Quem alguma vez acreditou no seu desinteresse por um segundo mandato presidencial tem ocasião de perceber melhor o embuste. A sua frenética “actividade” desde que pôs o pé em Belém dá conta da ambição de aparecer como líder acima de partidos e facções — como o homem providencial a que o regime, na sua decadência, aspira.
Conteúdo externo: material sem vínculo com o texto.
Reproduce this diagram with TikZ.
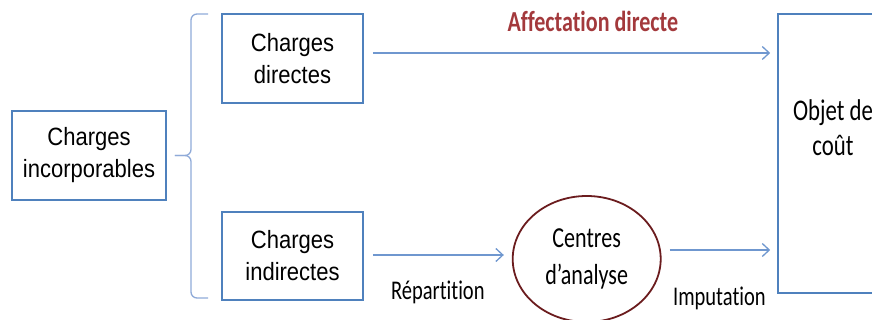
\documentclass[tikz,border=0pt]{standalone}
\usepackage{fontspec}
\setmainfont{Liberation Sans}[FakeStretch=0.88]
\newfontfamily\calib{Carlito}[FakeStretch=0.76,Ligatures=NoCommon]
\usetikzlibrary{positioning}
\usetikzlibrary{shapes.geometric, arrows.meta}
\definecolor{boxblue}{HTML}{4F81BD}
\definecolor{arrblue}{HTML}{6F97CF}
\definecolor{bracblue}{HTML}{8FAAD8}
\definecolor{darkred}{HTML}{6B1C1E}
\definecolor{labred}{HTML}{A3393C}

\begin{document}
\begin{tikzpicture}[x=1pt,y=-1pt,>={Straight Barb[length=7pt,width=13pt]},
	box/.style={shape=rectangle,draw=boxblue,line width=1.6pt,align=center,inner sep=0pt,font=\fontsize{25}{32}\selectfont},
	arr/.style={->,draw=arrblue,line width=1.3pt},
	lbl/.style={inner sep=0pt,font=\calib\fontsize{27}{30}\selectfont},
	brace/.style={draw=bracblue,line width=1.3pt,rounded corners=6pt},
	node distance=148pt]
	\useasboundingbox (0,0) rectangle (872,320);
	% create the nodes
	\node[box,minimum width=154pt,minimum height=89pt] (inc) at (89,155.5) {Charges\\incorporables};
	\node[box,minimum width=141pt,minimum height=89pt] (dir) at (292.5,58.5) {Charges\\directes};
	\node[box,minimum width=141pt,minimum height=88pt] (ind) at (292.5,256) {Charges\\indirectes};
	\node[ellipse,draw=darkred,line width=1.8pt,minimum width=148pt,minimum height=126pt,inner sep=0pt,align=center,font=\calib\fontsize{29}{37}\selectfont] (ctr)[right =of ind,yshift=-3pt] {Centres\\d’analyse};
	\node[box,minimum width=110pt,minimum height=279pt] (obj) at (833,153.5) {};
	\node[lbl,align=center,font=\calib\fontsize{30}{35}\selectfont] (objtxt) at ([yshift=26pt]obj.center) {Objet de\\coût};
	% the brace
	\coordinate (bt) at (208,14);
	\coordinate (bb) at (208,298);
	\coordinate (bm) at ([xshift=8pt]inc.east);
	\draw[brace] (bt) -- (191,14) -- (191,155.5) -- (bm);
	\draw[brace] (bm) -- (191,155.5) -- (191,298) -- (bb);
	% the arrows
	\draw[arr,shorten <=9pt,shorten >=7pt] ([yshift=5.5pt]dir.east) -- ([yshift=5.5pt]dir.east -| obj.west)
		node[lbl,pos=0.554,anchor=base,yshift=21pt,font=\calib\bfseries\fontsize{29}{30}\selectfont,text=labred] (aff) {Affectation directe};
	\draw[arr,shorten <=9pt,shorten >=8pt] ([yshift=1pt]ind.east) -- ([yshift=1pt]ind.east -| ctr.west)
		node[lbl,midway,anchor=base,yshift=-44pt] (rep) {Répartition};
	\draw[arr,shorten <=8pt,shorten >=7pt] ([yshift=9pt]ctr.east) -- ([yshift=9pt]ctr.east -| obj.west)
		node[lbl,midway,anchor=base,yshift=-55pt] (imp) {Imputation};
\end{tikzpicture}
\end{document}
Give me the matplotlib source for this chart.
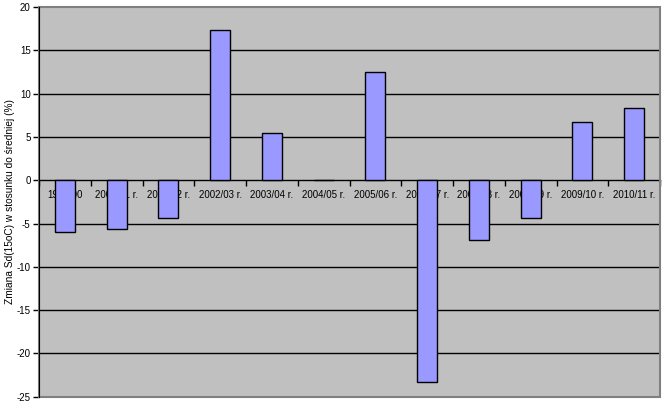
import matplotlib
matplotlib.use("Agg")
import matplotlib.pyplot as plt
from matplotlib.patches import Rectangle
import numpy as np

categories = ["1999/00", "2000/01 r.", "2001/02 r.", "2002/03 r.", "2003/04 r.", "2004/05 r.",
              "2005/06 r.", "2006/07 r.", "2007/08 r.", "2008/09 r.", "2009/10 r.", "2010/11 r."]
values = [-6.0, -5.65, -4.4, 17.4, 5.4, 0.0, 12.5, -23.3, -6.9, -4.4, 6.7, 8.3]
yticks = [-25, -20, -15, -10, -5, 0, 5, 10, 15, 20]
ylabel = "Zmiana Sd(15oC) w stosunku do średniej (%)"

plt.rcParams['font.family'] = ['Liberation Sans', 'DejaVu Sans']

fig = plt.figure(figsize=(6.66, 4.05), dpi=100)
ax = fig.add_axes([39/666, 8.3/405, 621/666, 389.7/405])
ax.set_facecolor('#C0C0C0')

x = np.arange(len(categories))
ax.bar(x, values, width=0.39, color='#9999FF', edgecolor='black', linewidth=1, zorder=3)

ax.set_xlim(-0.5, len(categories) - 0.5)
ax.set_ylim(-25, 20)
ax.set_yticks(yticks)
ax.set_yticklabels([str(v) for v in yticks], fontsize=7)
ax.tick_params(axis='y', length=4, width=1, direction='out', pad=2)

for v in yticks[1:-1]:
    if v != 0:
        ax.axhline(v, color='black', linewidth=1, zorder=1)

# category axis at zero
ax.spines['bottom'].set_position(('data', 0))
ax.spines['bottom'].set_color('black')
ax.spines['bottom'].set_linewidth(1)
ax.set_xticks(x)
ax.set_xticklabels(categories, fontsize=7)
ax.set_xticks(np.arange(len(categories) + 1) - 0.5, minor=True)
ax.tick_params(axis='x', which='major', length=0, pad=7)
ax.tick_params(axis='x', which='minor', length=4, width=1, direction='out')

ax.spines['top'].set_visible(False)
ax.spines['right'].set_visible(False)
ax.spines['left'].set_color('black')
ax.spines['left'].set_zorder(6)

frame = Rectangle((0, 0), 1, 1, transform=ax.transAxes, fill=False,
                  edgecolor='#808080', linewidth=1.5, zorder=5, clip_on=False)
ax.add_patch(frame)

ax.set_ylabel(ylabel, fontsize=7.3, labelpad=1)

fig.savefig('out.png', dpi=100)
Os homens providenciais são isto mesmo: demagogos, os que dizem ao povo o que o povo gosta de ouvir, os que medindo as fraquezas do povo se arvoram em seu braço direito. Marcelo é o modelo do demagogo. Tanto se exibe de peito feito mergulhando nas águas do Tejo para citadino ver, como põe a capa do franciscano prometendo passar o Natal com a gente desamparada que perdeu a casa, para que os “rústicos” lhe fiquem gratos.

Não é de anjos da guarda que o povo precisa — precisa de independência, de capacidade própria de combate para exigir aos de cima que cedam, se necessário pela força e pelo medo, às carências de quem vive de trabalhar e se vê sem nada da noite para o dia, por desleixo dos que são pagos com o seu trabalho. Quando se ouvir dizer que Portugal não tem populismo de direita, atente-se bem.